3.2.Kinetic energy recovery from exhaust gases

The revolution in energy recovery systems

Finally, I am going to talk about the energy recovery of the exhaust gases from the exhaust gas velocity. The exhaust gases, if you brake them with a turbine, generate work on the turbine shaft.

This principle is used by turbochargers to improve the performance of combustion engines. But even after passing through a turbocharger, exhaust gases still store energy that can be harnessed in an electric generator activated by a turbine interposed in the exhaust stream.

These generator systems can in fact be directly coupled to the turbochargers, interposing an electric generator between the turbine and the turbo compressor and using a larger turbine.

These solutions are already used in Formula 1 (with a mixed mechatronic turbocharger) and at Le Mans (Porsche 919, with a generator independent of the turbocharger, with variable geometry).

Conclusions

The curious thing about all this analysis of technologies is to see how, as I mentioned at the beginning of the article, by combining one technology from each of the three groups presented, we could obtain savings in fuel consumption of more than 50%.

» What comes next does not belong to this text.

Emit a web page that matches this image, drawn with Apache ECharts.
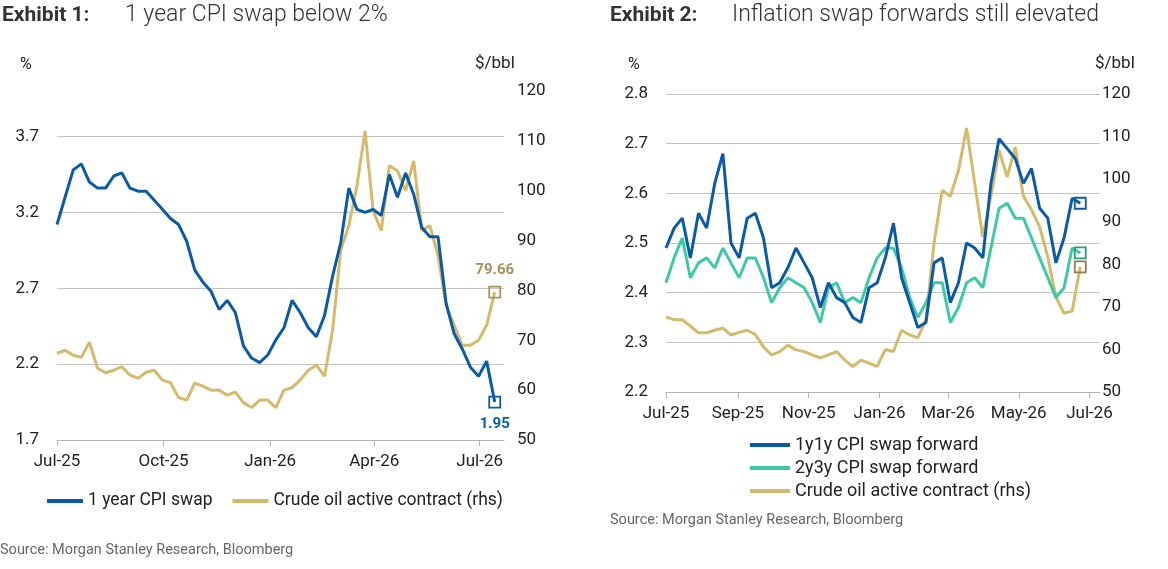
<!DOCTYPE html>
<html><head><meta charset="utf-8">
<script src="https://cdn.jsdelivr.net/npm/echarts@6/dist/echarts.min.js"></script>
<style>html,body{margin:0;padding:0;background:#fff}#c{width:1168px;height:569px}</style>
</head><body><div id="c"></div>
<script>
// ---- Exhibit 1 (weekly from 1 Jul 2025) ----
const cpi1y = [3.12,3.30,3.48,3.52,3.40,3.36,3.36,3.44,3.46,3.36,3.34,3.34,3.28,3.22,3.16,3.12,3.01,2.82,2.74,2.68,2.56,2.62,2.54,2.32,2.24,2.21,2.26,2.36,2.44,2.62,2.54,2.44,2.38,2.52,2.78,3.00,3.36,3.22,3.20,3.22,3.18,3.45,3.30,3.46,3.32,3.10,3.04,3.04,2.60,2.40,2.30,2.18,2.12,2.22,1.95];
const oil1 = [67.4,68,67,66.6,69.6,64.4,63.5,64,64.7,63,62.4,63.6,64,62,61.5,58.5,58,61.4,60.8,60,60,59,59.6,57.5,56.5,58,58,56.5,60,60.5,62,64,65,62.8,72,88,93,101,112,96,92,105,104,100,106,92,93,87,77,73,69,69,70,73,79.66];
// ---- Exhibit 2 (weekly from 1 Jul 2025) ----
const fwd1y1y = [2.49,2.53,2.55,2.47,2.56,2.53,2.62,2.68,2.50,2.47,2.55,2.56,2.51,2.41,2.42,2.45,2.49,2.46,2.43,2.37,2.42,2.39,2.38,2.35,2.34,2.41,2.42,2.47,2.54,2.43,2.38,2.33,2.34,2.46,2.47,2.38,2.42,2.50,2.49,2.47,2.62,2.71,2.69,2.67,2.62,2.65,2.57,2.55,2.46,2.51,2.59,2.58];
const fwd2y3y = [2.42,2.47,2.51,2.43,2.46,2.47,2.45,2.49,2.46,2.43,2.47,2.47,2.43,2.38,2.41,2.43,2.42,2.41,2.38,2.34,2.41,2.42,2.38,2.39,2.38,2.43,2.47,2.49,2.49,2.45,2.39,2.35,2.38,2.42,2.42,2.34,2.37,2.42,2.43,2.41,2.49,2.57,2.58,2.55,2.55,2.51,2.47,2.43,2.39,2.41,2.49,2.48];
const oil2 = [67.6,67,67,65.5,63.9,63.9,64.5,65,63.4,64,64.5,63.5,60.6,58.7,59.5,61,59.9,59.5,58.7,58,58.7,59.5,57.5,56,57.5,56.8,56,60,59.5,64.5,63.4,62.7,67,85,97.4,96,102,112,99,86.4,96,106.8,100.5,107.5,96,92.8,88.8,81.7,72.3,68.5,69,79.4];
const ticks1 = ['Jul-25','Oct-25','Jan-26','Apr-26','Jul-26'];
const ticks2 = ['Jul-25','Sep-25','Nov-25','Jan-26','Mar-26','May-26','Jul-26'];

const MON=['Jan','Feb','Mar','Apr','May','Jun','Jul','Aug','Sep','Oct','Nov','Dec'];
function days(n){const a=[];const d0=Date.UTC(2025,6,1);for(let i=0;i<n;i++){const d=new Date(d0+i*864e5);a.push(MON[d.getUTCMonth()]+'-'+String(d.getUTCFullYear()).slice(2)+'|'+d.getUTCDate());}return a;}
const cat1=days(387), cat2=days(375);
function isTick(list){return (i,v)=>{const p=v.split('|');return p[1]==='1'&&list.indexOf(p[0])>=0;};}
function spread(vals,n){const arr=new Array(n).fill(null);vals.forEach((v,i)=>{arr[i*7]=v;});return arr;}
function endMark(vals,color,fmt,pos,lc){
  const li=(vals.length-1)*7;
  return {symbol:'rect',symbolSize:11,silent:true,animation:false,
    itemStyle:{color:'rgba(255,255,255,0)',borderColor:color,borderWidth:1.8},
    label:{show:!!fmt,formatter:fmt||'',position:pos||'top',color:lc||color,fontWeight:'bold',fontSize:15,fontFamily:'Roboto',distance:8},
    data:[{coord:[li,vals[vals.length-1]]}]};
}
const BLUE='#0b5aa6',GOLD='#d5ba6c',TEAL='#3ec9a6';
const FONT='Roboto';
function xAx(gi,cat,list){return {type:'category',gridIndex:gi,data:cat,boundaryGap:false,
  axisLine:{lineStyle:{color:'#b5b5b5',width:1.2}},
  axisTick:{interval:isTick(list),length:6,lineStyle:{color:'#b5b5b5'}},
  axisLabel:{interval:isTick(list),formatter:v=>v.split('|')[0],color:'#222',fontSize:17,fontFamily:FONT,margin:13}};}
const lab={color:'#222',fontSize:17,fontFamily:FONT};
function line(name,xi,yi,data,color,z,mp){return {name,type:'line',xAxisIndex:xi,yAxisIndex:yi,data,connectNulls:true,symbol:'none',
  lineStyle:{color,width:3},itemStyle:{color},z:z||2,animation:false,markPoint:mp};}

const option={
  animation:false,
  graphic:[
    {type:'text',left:2,top:5,style:{text:'Exhibit 1:',font:'bold 21px Roboto',fill:'#333'}},
    {type:'text',left:125,top:4,style:{text:'1 year CPI swap below 2%',font:'300 23px Roboto',fill:'#333'}},
    {type:'text',left:610,top:5,style:{text:'Exhibit 2:',font:'bold 21px Roboto',fill:'#333'}},
    {type:'text',left:732,top:4,style:{text:'Inflation swap forwards still elevated',font:'300 23px Roboto',fill:'#333'}},
    {type:'text',left:20,top:57,style:{text:'%',font:'16px Roboto',fill:'#222'}},
    {type:'text',left:475,top:55,style:{text:'$/bbl',font:'17px Roboto',fill:'#222'}},
    {type:'text',left:628,top:57,style:{text:'%',font:'16px Roboto',fill:'#222'}},
    {type:'text',left:1095,top:55,style:{text:'$/bbl',font:'17px Roboto',fill:'#222'}},
    {type:'text',left:0,top:543,style:{text:'Source: Morgan Stanley Research, Bloomberg',font:'14.5px Roboto',fill:'#666'}},
    {type:'text',left:610,top:513,style:{text:'Source: Morgan Stanley Research, Bloomberg',font:'14.5px Roboto',fill:'#666'}}
  ],
  legend:[
    {data:['1 year CPI swap','Crude oil active contract (rhs)'],left:42,top:487,itemWidth:36,itemHeight:4,icon:'rect',itemGap:20,itemStyle:{borderWidth:0},
      textStyle:{color:'#222',fontSize:17.5,fontFamily:FONT}},
    {data:['1y1y CPI swap forward','2y3y CPI swap forward','Crude oil active contract (rhs) '],orient:'vertical',left:745,top:431,itemWidth:40,itemHeight:4,icon:'rect',itemGap:5,itemStyle:{borderWidth:0},
      textStyle:{color:'#222',fontSize:18,fontFamily:FONT}}
  ],
  grid:[{left:57,top:91,width:447,height:349},{left:666,top:94,width:434,height:298}],
  xAxis:[xAx(0,cat1,ticks1),xAx(1,cat2,ticks2)],
  yAxis:[
    {type:'value',gridIndex:0,min:1.7,max:4.0,interval:0.5,axisLine:{show:false},axisTick:{show:false},
      axisLabel:Object.assign({formatter:v=>v>3.8?'':v.toFixed(1),margin:18,showMaxLabel:false},lab),
      splitLine:{show:true,showMinLine:false,showMaxLine:false,lineStyle:{color:'#c4c4c4',width:1.2}}},
    {type:'value',gridIndex:0,min:50,max:120,interval:10,position:'right',axisLine:{show:false},axisTick:{show:false},
      axisLabel:Object.assign({margin:13},lab),splitLine:{show:false}},
    {type:'value',gridIndex:1,min:2.2,max:2.8,interval:0.1,axisLine:{show:false},axisTick:{show:false},
      axisLabel:Object.assign({formatter:v=>v.toFixed(1),margin:18},lab),
      splitLine:{show:true,showMinLine:false,lineStyle:{color:'#c4c4c4',width:1.2}}},
    {type:'value',gridIndex:1,min:50,max:120,interval:10,position:'right',axisLine:{show:false},axisTick:{show:false},
      axisLabel:Object.assign({margin:2},lab),splitLine:{show:false}}
  ],
  series:[
    line('Crude oil active contract (rhs)',0,1,spread(oil1,387),GOLD,2,endMark(oil1,'#a89160','79.66','top','#a89160')),
    line('1 year CPI swap',0,0,spread(cpi1y,387),BLUE,3,endMark(cpi1y,BLUE,'1.95','bottom',BLUE)),
    line('Crude oil active contract (rhs) ',1,3,spread(oil2,375),GOLD,2,endMark(oil2,'#8c7d55')),
    line('2y3y CPI swap forward',1,2,spread(fwd2y3y,375),TEAL,3,endMark(fwd2y3y,'#2f9c80')),
    line('1y1y CPI swap forward',1,2,spread(fwd1y1y,375),BLUE,4,endMark(fwd1y1y,BLUE))
  ]
};
const ch=echarts.init(document.getElementById('c'),null,{renderer:'canvas'});
ch.setOption(option);
</script></body></html>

The problem is the cost. Manufacturers have not invested so far in these technologies because legislation has not forced them to reduce consumption to the level of conventional combustion technology.

It is now when, in view of the consumption and emissions that we will have to homologate in 2020, there will be no choice but to start betting on this technology.

Another issue is cost. Integrating more technologies into existing cars is always more expensive. The application of energy recovery systems is more effective and profitable in purely electric cars, as they already have batteries to use them as energy storage systems, but the problem of electric vehicles has already been discussed on other occasions.

Be that as it may, get ready, the revolution of energy recovery in the automobile has only just begun, and we have been at it for more than 100 years.